RAW DATA:
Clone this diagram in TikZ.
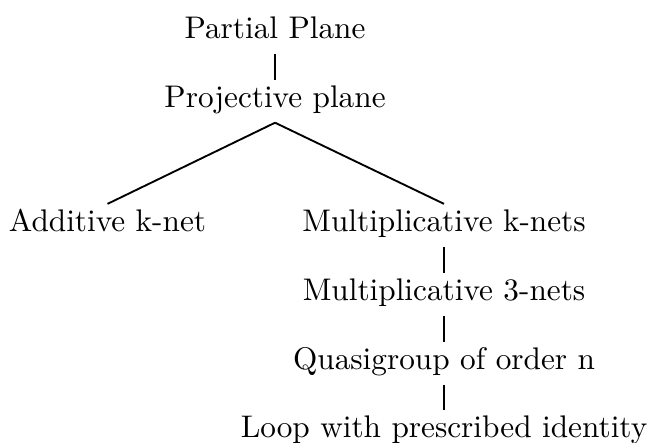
\documentclass[tikz,border=0pt]{standalone}
\usepackage{tikz}
\tikzset{term/.style={anchor=base, inner sep=0pt, text height=8.4pt, text depth=4.7pt}}

\begin{document}
\begin{tikzpicture}[scale=0.985, semithick]
    \useasboundingbox (0,0) rectangle (7.406,5.045);
    \node[term] (part)  at (3.139,4.611) {Partial Plane};
    \node[term] (proj)  at (3.139,3.823) {Projective plane};
    \node[term] (add)   at (1.227,2.408) {Additive k-net};
    \node[term] (multk) at (5.067,2.408) {Multiplicative k-nets};
    \node[term] (mult3) at (5.067,1.621) {Multiplicative 3-nets};
    \node[term] (quasi) at (5.067,0.833) {Quasigroup of order n};
    \node[term] (loop)  at (5.067,0.057) {Loop with prescribed identity};
    \foreach \a/\b in {part/proj, multk/mult3, mult3/quasi, quasi/loop}
        \draw (\a.south) -- (\b.north);
    \foreach \b in {add, multk}
        \draw (proj.south) -- (\b.north);
\end{tikzpicture}
\end{document}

WRITTEN EXERCISE: Retype each line of the listing above word for word. Exclude the pictures.

EXERCISE RESULT:
Clone this diagram in TikZ.
\documentclass[tikz,border=0pt]{standalone}
\usepackage{tikz}
\tikzset{term/.style={anchor=base, inner sep=0pt, text height=8.4pt, text depth=4.7pt}}

\begin{document}
\begin{tikzpicture}[scale=0.985, semithick]
    \useasboundingbox (0,0) rectangle (7.406,5.045);
    \node[term] (part)  at (3.139,4.611) {Partial Plane};
    \node[term] (proj)  at (3.139,3.823) {Projective plane};
    \node[term] (add)   at (1.227,2.408) {Additive k-net};
    \node[term] (multk) at (5.067,2.408) {Multiplicative k-nets};
    \node[term] (mult3) at (5.067,1.621) {Multiplicative 3-nets};
    \node[term] (quasi) at (5.067,0.833) {Quasigroup of order n};
    \node[term] (loop)  at (5.067,0.057) {Loop with prescribed identity};
    \foreach \a/\b in {part/proj, multk/mult3, mult3/quasi, quasi/loop}
        \draw (\a.south) -- (\b.north);
    \foreach \b in {add, multk}
        \draw (proj.south) -- (\b.north);
\end{tikzpicture}
\end{document}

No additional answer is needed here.